FORGET THE FACT that "Playing for Time," Arthur Miller's drama about a women's orchestra in a concentration camp, began as a television movie starring Vanessa Redgrave. Put it right out of your head.

The Studio Theater's presentation of his newly adapted play is a triumph for the theater. The physical presence of the actors -- we see their inhumanly cramped discomfort in a fetid boxcar, their scarred, shaven heads, feel their music and their fear -- affords an unavoidable immediacy that film can't approach.

Miller's episodic script is directed with swift, bold strokes by Joy Zinoman. Attention must be paid to Russell Metheny's set, remarkable for its simple versatility and pointed absence of color, and to the stark shafts of light designed by Daniel MacLean Wagner.

Miller's adaptation still centers on Fania Fenelon, a French nightclub singer whose talent saves her life and others' after she is chosen for the orchestra at Auschwitz-Birkenau.

Studio's acting ensemble is cemented by a trio of strong actresses. With her sad, soulful beauty and her warm, well-worn Piaf-like voice, Jacqueline Bertrand conveys Fenelon's almost saintly resignation and charisma.

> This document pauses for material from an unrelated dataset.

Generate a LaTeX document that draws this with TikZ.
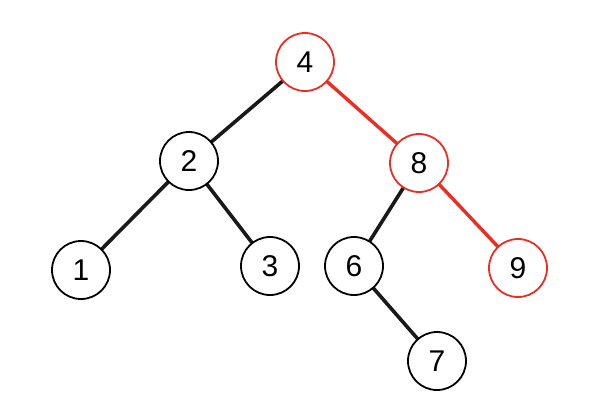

As Marianne, wraithlike Kathryn Kelley's initial frailty hardens visibly as her character becomes obsessed with self-preservation, sinking to stealing and selling sex for sustenance. Sara C. Marshall digs into the role of brusque, volatile conductor Alma Rose with such ferocity she seems to indeed be "playing for her life."

Much has been made of the fact that 13 of the 24 cast members agreed to shave their heads for this five-week role. Their sacrifice seems essential; shorn of their hair, they are shorn of their sex, their dignity, their humanity. When Kelley's hair is pulled back for shearing, she utters a wordless cry; the image of humiliation is vivid and moving.

Some members of Zinoman's ensemble are more skillful as actresses than as musicians, and the sometimes inexpert playing strikes an errant note; as the script points out, a musician's minor error is a terrifying life-or- death matter.

Choosing music as his metaphor for the slow death of the soul in the concentration camp is Miller's masterstroke. There is a bitter irony when the orchestra must play the "Ode to Joy," as prisoners are marched unknowingly to the gas chambers. Zinoman orchestrates a quietly shattering moment as the women spontaneously sing "The Man I Love" around the piano. Their faces glow with the elation of memory, then turn suddenly ashen as they remember where they are. A heartrendingly sorrowful aria from Puccini's "Madame Butterfly" speaks more eloquently of loss than any line in the script.

Never free from the tenuousness of their situation, these women face the terror of "selection," and the knowledge that the other prisoners despise them and view them as conspirators. These women are in a morally torturous position -- though their talent keeps them alive from day to day, their music -- "the holiest activity of mankind" -- also soothes their Nazi oppressors.

It's a crushing moment when Dr. Joseph Mengele, visibly moved by their playing, says their music is "a consolation that feeds the spirit, strengthens us for this difficult work of ours."

PLAYING FOR TIME -- At the Studio Theater through October 20.